For years, many years, I felt so embarrassed to tell people that I wrote songs. But, ever since I was in about 8th grade, I’ve been constantly writing songs—lyrics and melodies are constantly floating around in my head. As a kid, this is frequently how I spent all my class time as the teacher would lecture. I would sit there in my own world and write songs, tapping the beat to the song on my desk with my fingers or pencil. On other occasions I’d be in the middle of a conversation with someone, but mentally adrift somewhere because something they said or some emotion I sensed they were feeling triggered a melody in my head and so I’d chase after it.
I have never felt comfortable claiming the title of songwriter. As a teenager, my perception was that my big musical dreams made my own family uncomfortable and in later years, I quickly discovered they made my wife uncomfortable. I believed a powerful lie for the longest time that God had a unique, intentional plan to limit me in life (gave me unsupportive parents and an unsupportive wife) and keep me from doing what I loved most. Ironically, I picked up that belief when I was teenager by attending church. Go figure. So, for years I just bottled up this desire to be a songwriter, this integral piece to my own identity, because it was always seen as too impractical, too risky, too worldly. I took on a victim mentality and would just blame others for my lack of initiative to grow as a songwriter or musician and for my hesitations to put myself out there and just play publicly.
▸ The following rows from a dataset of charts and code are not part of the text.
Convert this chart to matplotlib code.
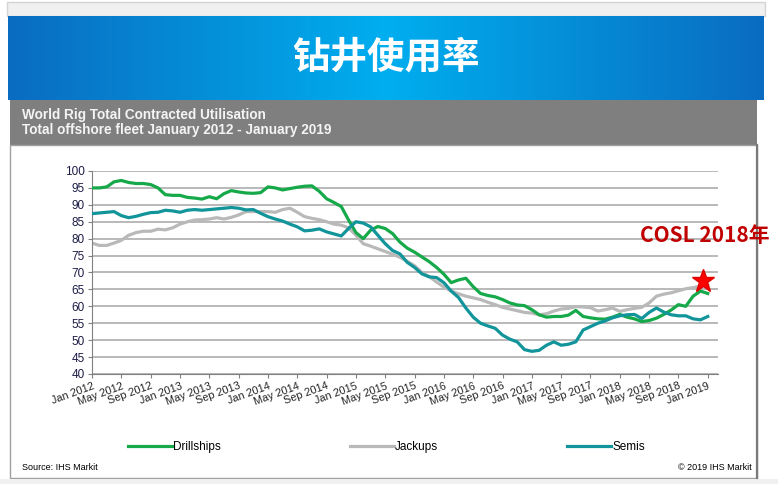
import numpy as np
import matplotlib.pyplot as plt
from matplotlib.patches import Rectangle
from matplotlib.colors import LinearSegmentedColormap

plt.rcParams['font.family'] = ['Liberation Sans', 'Noto Sans CJK SC', 'DejaVu Sans']

# monthly values, Jan 2012 .. Jan 2019
drillships = [95.0, 95.0, 95.3, 96.8, 97.2, 96.6, 96.3, 96.3, 96.0, 95.0,
              93.0, 92.8, 92.8, 92.2, 92.0, 91.7, 92.4, 91.8, 93.3, 94.2,
              93.8, 93.5, 93.4, 93.6, 95.3, 95.0, 94.4, 94.8, 95.2, 95.5,
              95.6, 94.0, 91.8, 90.7, 89.5, 85.5, 81.8, 80.0, 82.5, 83.6,
              83.0, 81.5, 79.0, 77.2, 76.0, 74.6, 73.2, 71.5, 69.5, 67.0,
              67.8, 68.3, 65.8, 63.8, 63.2, 62.8, 62.0, 61.0, 60.4, 60.2,
              59.0, 57.5, 56.8, 57.0, 57.0, 57.4, 58.8, 57.0, 56.6, 56.3,
              56.2, 56.8, 57.6, 56.8, 56.3, 55.5, 55.8, 56.5, 57.6, 58.9,
              60.5, 60.0, 63.0, 64.5, 63.8]
jackups = [78.7, 78.0, 78.0, 78.7, 79.5, 81.0, 81.8, 82.2, 82.2, 82.8,
           82.6, 83.2, 84.3, 85.0, 85.5, 85.6, 85.8, 86.2, 85.8, 86.3,
           87.0, 88.0, 88.0, 88.0, 88.0, 87.8, 88.6, 89.0, 87.8, 86.5,
           86.0, 85.6, 85.0, 84.3, 84.0, 83.2, 81.0, 78.5, 77.8, 77.0,
           76.2, 75.4, 74.5, 73.3, 72.0, 70.0, 68.8, 67.2, 65.7, 64.5,
           63.7, 63.0, 62.5, 62.0, 61.2, 60.5, 59.7, 59.2, 58.7, 58.2,
           58.0, 57.5, 57.8, 58.6, 59.2, 59.4, 59.9, 59.8, 59.6, 58.6,
           59.0, 59.5, 58.5, 59.0, 59.4, 59.7, 61.0, 63.0, 63.6, 64.0,
           64.6, 65.2, 65.5, 66.0, 66.4]
semis = [87.4, 87.6, 87.8, 88.0, 86.8, 86.2, 86.6, 87.2, 87.7, 87.8,
         88.4, 88.2, 87.8, 88.4, 88.6, 88.4, 88.6, 88.8, 89.0, 89.2,
         89.0, 88.5, 88.6, 87.5, 86.5, 85.8, 85.2, 84.3, 83.5, 82.3,
         82.5, 82.9, 82.0, 81.4, 80.8, 83.0, 85.0, 84.6, 83.5, 81.0,
         78.5, 76.5, 75.5, 73.0, 71.5, 69.6, 68.7, 68.5, 67.0, 64.5,
         62.6, 59.5, 56.8, 55.0, 54.2, 53.5, 51.5, 50.3, 49.5, 47.2,
         46.7, 47.0, 48.5, 49.5, 48.5, 48.8, 49.5, 53.0, 54.0, 55.0,
         55.7, 56.6, 57.2, 57.5, 57.6, 56.4, 58.2, 59.5, 58.3, 57.5,
         57.2, 57.2, 56.3, 56.0, 57.0]

tick_labels = ['Jan 2012', 'May 2012', 'Sep 2012', 'Jan 2013', 'May 2013', 'Sep 2013',
               'Jan 2014', 'May 2014', 'Sep 2014', 'Jan 2015', 'May 2015', 'Sep 2015',
               'Jan 2016', 'May 2016', 'Sep 2016', 'Jan 2017', 'May 2017', 'Sep 2017',
               'Jan 2018', 'May 2018', 'Sep 2018', 'Jan 2019']

star_month, star_value = 83.3, 67.5

months = np.arange(len(drillships))

fig = plt.figure(figsize=(7.78, 4.84), dpi=100)
fig.patch.set_facecolor('white')

# page background drawn in pixel coordinates
bg = fig.add_axes([0, 0, 1, 1], zorder=0)
bg.set_xlim(0, 778)
bg.set_ylim(484, 0)
bg.axis('off')

bg.add_patch(Rectangle((7, 2), 758, 14, facecolor='#f0f0f0', edgecolor='#d4d4d4', lw=1))
blue = LinearSegmentedColormap.from_list('banner', ['#0a6cc0', '#00aeef', '#0a6cc0'])
bg.imshow(np.linspace(0, 1, 256)[None, :], cmap=blue, aspect='auto',
          extent=(8, 764, 100, 16), zorder=1)
bg.text(386, 57, '钻井使用率', color='white', fontsize=27, fontweight='bold',
        family=['Noto Sans CJK SC'], ha='center', va='center', zorder=3)

bg.add_patch(Rectangle((10, 100), 747, 45, facecolor='#7f7f7f', edgecolor='none', zorder=2))
bg.text(22, 115, 'World Rig Total Contracted Utilisation', color='#f4f4f4',
        fontsize=9.8, fontweight='bold', va='center', zorder=3)
bg.text(22, 130, 'Total offshore fleet January 2012 - January 2019', color='#f4f4f4',
        fontsize=9.8, fontweight='bold', va='center', zorder=3)

bg.add_patch(Rectangle((10, 145), 747, 333, facecolor='white', edgecolor='#a0a0a0', lw=1, zorder=2))
bg.plot([757, 757], [145, 478], color='#7a7a7a', lw=1.6, zorder=3)
bg.add_patch(Rectangle((0, 479), 778, 6, facecolor='#f0f0f0', edgecolor='none', zorder=2))

bg.text(22, 468, 'Source: IHS Markit', fontsize=6.5, va='center', zorder=3)
bg.text(752, 468, '\u00a9 2019 IHS Markit', fontsize=6.5, va='center', ha='right', zorder=3)

# chart
ax = fig.add_axes([0.1183, 0.2273, 0.8046, 0.4194], zorder=1)
ax.set_facecolor('none')

ax.plot(months, drillships, color='#16a94a', lw=2.3, label='Drillships', zorder=3)
ax.plot(months, jackups, color='#b9b9b9', lw=2.3, label='Jackups', zorder=2)
ax.plot(months, semis, color='#11959a', lw=2.3, label='Semis', zorder=4)
ax.plot([star_month], [star_value], marker='*', markersize=17, color='#ff0000',
        mec='#e00000', ls='none', zorder=5, clip_on=False)

ax.set_xlim(0, 85.4)
ax.set_ylim(40, 100)
ax.set_yticks(np.arange(40, 101, 5))
ax.set_xticks(np.arange(0, 85, 4))
ax.set_xticklabels(tick_labels, rotation=20, ha='right', rotation_mode='anchor',
                   fontsize=7.8, color='#222222')
ax.tick_params(axis='y', labelsize=8.5, labelcolor='#1c1c48', length=3,
               color='#808080', pad=2)
ax.tick_params(axis='x', length=3, color='#808080', pad=2)
ax.grid(axis='y', color='#a6a6a6', lw=1.1)
ax.set_axisbelow(True)
for side in ['top', 'right']:
    ax.spines[side].set_visible(False)
for side in ['left', 'bottom']:
    ax.spines[side].set_color('#808080')

fig.legend(loc='center left', bbox_to_anchor=(128 / 778, 1 - 447 / 484), ncol=3,
           frameon=False, fontsize=8.5, handlelength=3.7, handletextpad=0.15,
           columnspacing=10.9, borderpad=0, borderaxespad=0)

fig.text(640 / 778, 1 - 236 / 484, 'COSL 2018年', color='#c00000', fontsize=15,
         fontweight='bold', family=['Noto Sans CJK SC'], ha='left', va='center', zorder=10)

fig.savefig('out.png', dpi=100)
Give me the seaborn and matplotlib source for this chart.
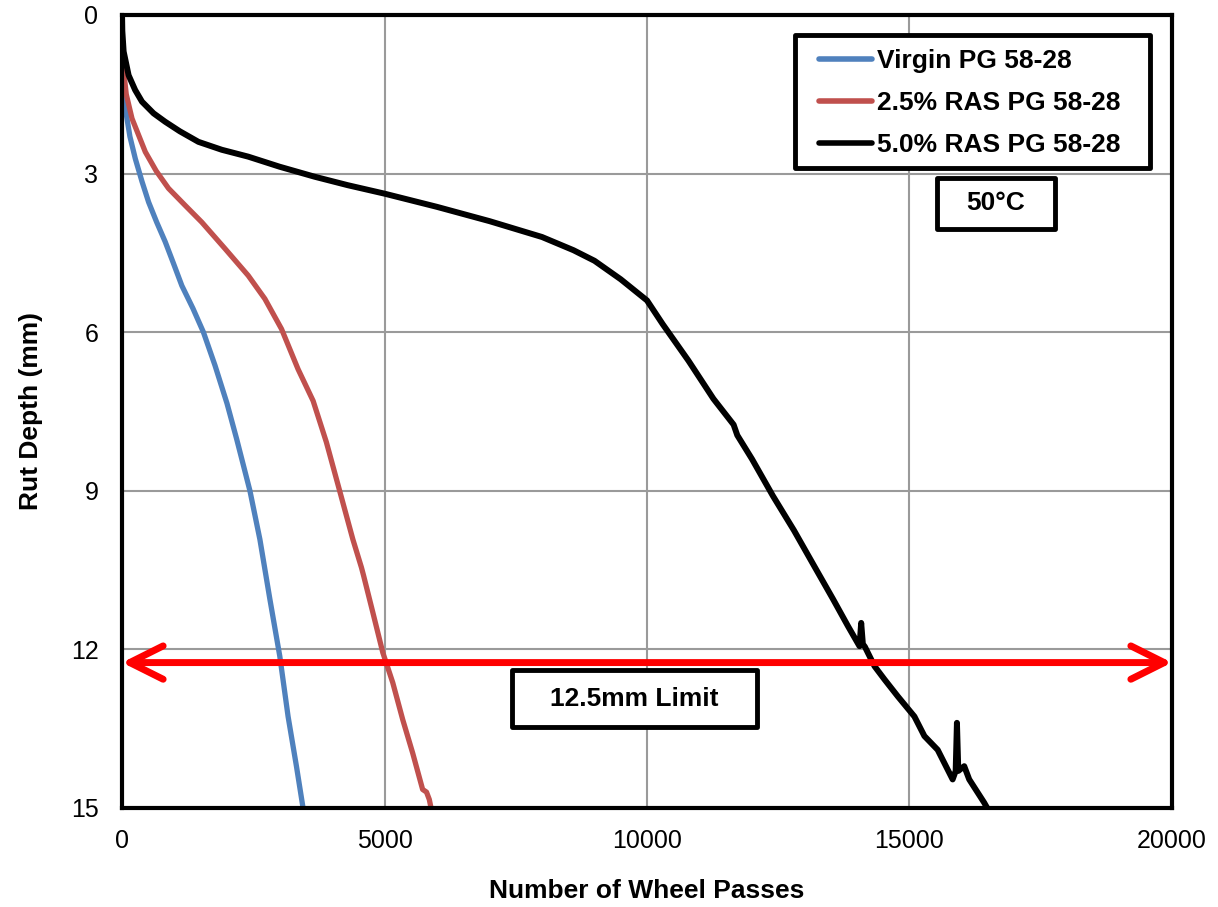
import matplotlib
matplotlib.use('Agg')
import matplotlib.pyplot as plt
import matplotlib.patches as mpatches
import numpy as np
import pandas as pd
import seaborn as sns

sns.set_theme(style='white')
plt.rcParams['font.family'] = ['Liberation Sans', 'DejaVu Sans']
plt.rcParams['text.color'] = 'black'
plt.rcParams['axes.labelcolor'] = 'black'

# (passes vs. rut depth in mm)
virgin_passes = [0, 5, 20, 63, 150, 253, 380, 506, 660, 822, 980, 1139, 1350, 1550,
                 1771, 2000, 2183, 2436, 2626, 2816, 3005, 3163, 3322, 3448]
virgin_depth = [0, 0.5, 1.14, 1.77, 2.3, 2.72, 3.15, 3.54, 3.92, 4.29, 4.7, 5.12,
                5.55, 6.0, 6.63, 7.35, 8.02, 9.0, 9.92, 11.05, 12.13, 13.27, 14.21, 15.0]

ras25_passes = [0, 5, 20, 80, 190, 443, 650, 885, 1200, 1519, 1961, 2404, 2721,
                3038, 3353, 3640, 3892, 4145, 4397, 4560, 4600, 4777, 4967, 5157,
                5347, 5536, 5726, 5800, 5853, 5886]
ras25_depth = [0, 0.5, 0.95, 1.5, 1.96, 2.59, 2.95, 3.28, 3.6, 3.92, 4.42, 4.93,
               5.37, 5.94, 6.70, 7.3, 8.08, 9.0, 9.92, 10.45, 10.6, 11.3, 12.06,
               12.63, 13.33, 13.96, 14.65, 14.7, 14.84, 15.0]

ras50_passes = [0, 5, 30, 125, 250, 380, 600, 822, 1100, 1455, 1900, 2404, 3000,
                3670, 4300, 5000, 6000, 7000, 8000, 8600, 9000, 9500, 10000, 10300,
                10790, 11265, 11650, 11720, 12000, 12400, 12800, 13200, 13544, 13828,
                14048, 14080, 14112, 14150, 14335, 14525, 14778, 15094, 15284, 15537,
                15822, 15880, 15904, 15930, 16043, 16138, 16423, 16480]
ras50_depth = [0, 0.3, 0.69, 1.14, 1.42, 1.64, 1.86, 2.02, 2.2, 2.40, 2.55, 2.68,
               2.87, 3.06, 3.22, 3.38, 3.63, 3.9, 4.2, 4.45, 4.65, 5.0, 5.4, 5.85,
               6.54, 7.26, 7.75, 7.95, 8.4, 9.1, 9.75, 10.45, 11.05, 11.56,
               11.94, 11.5, 11.9, 11.95, 12.32, 12.57, 12.89, 13.27, 13.64, 13.90,
               14.46, 14.3, 13.39, 14.3, 14.21, 14.46, 14.90, 15.0]

series_labels = ['Virgin PG 58-28', '2.5% RAS PG 58-28', '5.0% RAS PG 58-28']
series_colors = ['#4F81BD', '#C0504D', '#000000']
series_widths = [3.8, 3.8, 4.3]
limit_depth = 12.25
x_ticks = [0, 5000, 10000, 15000, 20000]
y_ticks = [0, 3, 6, 9, 12, 15]

fig = plt.figure(figsize=(12.18, 9.07), dpi=100)
ax = fig.add_axes([0.1002, 0.1092, 0.862, 0.8743])

all_series = [(virgin_passes, virgin_depth), (ras25_passes, ras25_depth),
              (ras50_passes, ras50_depth)]
for (xs, ys), label, color, lw in zip(all_series, series_labels, series_colors, series_widths):
    sns.lineplot(x=xs, y=ys, ax=ax, sort=False, estimator=None, color=color,
                 lw=lw, label=label, solid_joinstyle='round', solid_capstyle='round')

ax.set_xlim(0, 20000)
ax.set_ylim(15, 0)
ax.set_xticks(x_ticks)
ax.set_yticks(y_ticks)
ax.grid(True, color='#9a9a9a', lw=1.5)
ax.tick_params(axis='both', length=0, labelsize=18, colors='black')
ax.tick_params(axis='x', pad=15)
ax.tick_params(axis='y', pad=17)
for sp in ax.spines.values():
    sp.set_color('black')
    sp.set_linewidth(3)
    sp.set_visible(True)

ax.set_xlabel('Number of Wheel Passes', fontsize=19, fontweight='bold', labelpad=19)
ax.set_ylabel('Rut Depth (mm)', fontsize=19, fontweight='bold', labelpad=20)

# legend without its own frame; the frame is drawn as a box below
leg = ax.legend(loc='upper left', bbox_to_anchor=(0.6638, 0.957), borderaxespad=0,
                frameon=False, prop={'size': 19, 'weight': 'bold'}, handlelength=2.0,
                handletextpad=0.2, labelspacing=0.68, borderpad=0)
for h in leg.get_lines():
    h.set_linewidth(4)
ax.add_patch(mpatches.Rectangle((0.641, 0.807), 0.338, 0.168, transform=ax.transAxes,
                                fc='white', ec='black', lw=3.5, zorder=4,
                                joinstyle='round'))
leg.set_zorder(6)

# 12.5 mm limit arrow
ax.annotate('', xy=(20000, limit_depth), xytext=(0, limit_depth),
            arrowprops=dict(arrowstyle='<->,head_length=1.2,head_width=0.6',
                            color='#FF0000', lw=5, mutation_scale=20,
                            shrinkA=0, shrinkB=0, capstyle='round'))

# text boxes
for (x0, y0, w, h), txt in [((0.776, 0.730, 0.1126, 0.0645), '50°C'),
                            ((0.3714, 0.102, 0.2334, 0.072), '12.5mm Limit')]:
    ax.add_patch(mpatches.Rectangle((x0, y0), w, h, transform=ax.transAxes,
                                    fc='white', ec='black', lw=3.5, zorder=5,
                                    joinstyle='round'))
    ax.text(x0 + w / 2, y0 + h / 2, txt, transform=ax.transAxes, ha='center',
            va='center', fontsize=19, fontweight='bold', zorder=6)

fig.savefig('out.png', dpi=100)
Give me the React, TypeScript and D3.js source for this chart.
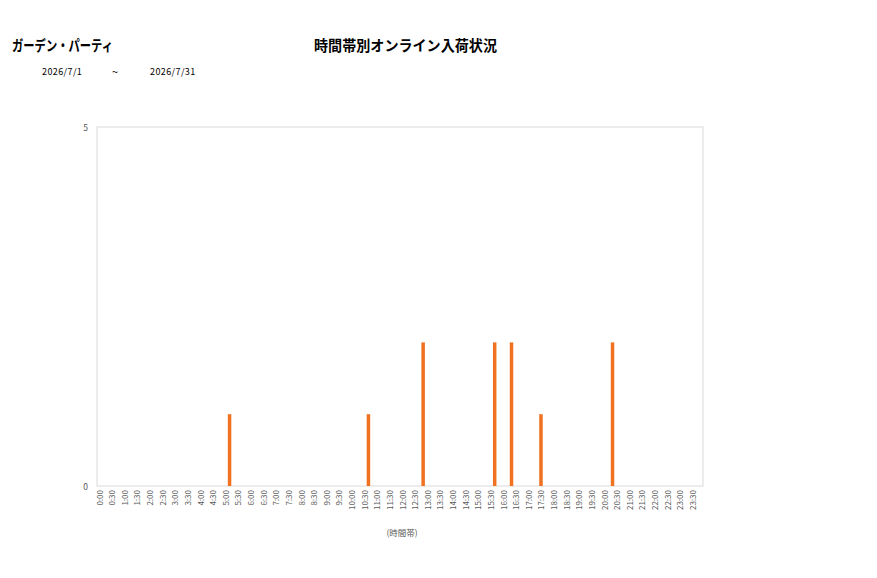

A decade later, my hopelessness and bitterness started coming out in very ugly ways: wild bursts of anger toward my wife and kids, ongoing addictive patterns with pornography and masturbation, jealousy of other people’s lives who seemed to be living their dream, cynical attitude toward churches and church leaders, tremendous insecurity and anger (all internal) around any Christian who seemed even remotely conservative. I was living in a downward cycle of hopelessness until my world came crashing down as a result of a more serious moral failure.
In the healing process from that failure, I discovered who I really am--an unconditionally loved child of God. This belief sparked a newfound permission and inspiration to embrace who I am as a songwriter. This song captures that story and the day I finally said, “Enough is enough. I’m tired of spiraling downward all the time—I’m ready to run away from that life—find my stride—fly like a bird.” Any big life change I choose to make of course impacts my wife, so this song is primarily written to her. It's a plea for partnership, support, and faith to take the leap with me. Embracing the title of songwriter is incredibly vulnerable for me. I feel extremely exposed and inadequate when I do. So, I need her by my side for this journey. The bridge/ending of the song captures that more directly.
And so far—she’s been my biggest supporter and champion, pushing me to stay at it even when I want to give up, affirming me that she sees a gift in me, too, and building me up in front of others. I can’t imagine doing this life or this journey that’s so unique to me (us) and my (our) calling with anyone else.